Now, this part might be a little bit tricky to sort of follow, and, in fact, I think that it's really hard to follow. Not it might not be; it actually is. I know it is. If you untangle that, it's really hard to think about. So, I want you to think about just picking off the x's first everywhere, and that gives me an x to the n. And then just picking off one delta x and all the rest being x's, and then I get this many of them. And the rest of the stuff looks like this. Maybe that was--that is sort of complicated. Maybe I'm not any better than the book. But, the truth is this is what we get with a lot of complicated stuff here. Let's ignore it.
Notice the happy fact that x to the n minus x to the n cancels just as they always seem to cancel. And what's left--I can factor out a delta x. And when I factor out a delta x, what do I see? Well, if I factor out the delta x, then I'm left with the limit as delta x approaches zero of--and I factor out that delta x. Well, here I'm left with n--x to the n minus one. And then here plus--make a long plus sign there--plus--well, I took out one delta x, and so, I still have a delta x left over, but it's times all this complicated stuff--lot's o' stuff--all over delta x.
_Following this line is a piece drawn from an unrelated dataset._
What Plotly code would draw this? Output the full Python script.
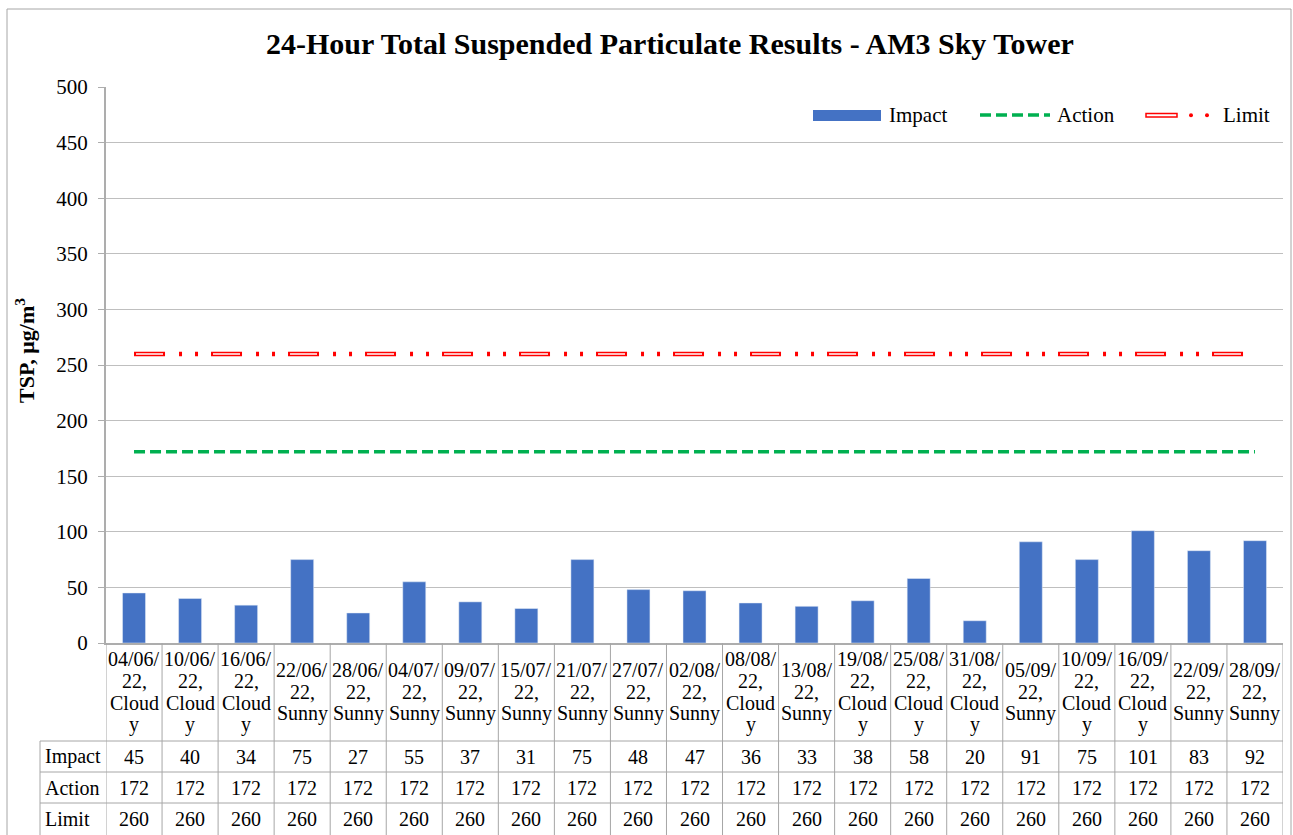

So, that delta x is a common factor of the top and the bottom. I cancel it away, and I can take the limit, and if I take the limit, what do you notice? All that lots of stuff gets multiplied by a zero. So, all that stuff goes away in the limit, and all I'm left with is this, and that's the derivative. And that's why this formula holds.
So, I admit that, maybe, this didn't make an awful lot of sense to you. But I wanted to give you at least, in spirit, the opportunity to see that this is not coming out of thin air, and even though we notice that those things are happening in those examples, it always happens. And this is a little, at least a little window into why you could believe it, and I hope you believe it.
Now, what we're going to do is run with it and see a lot of examples. Okay. See you in a bit.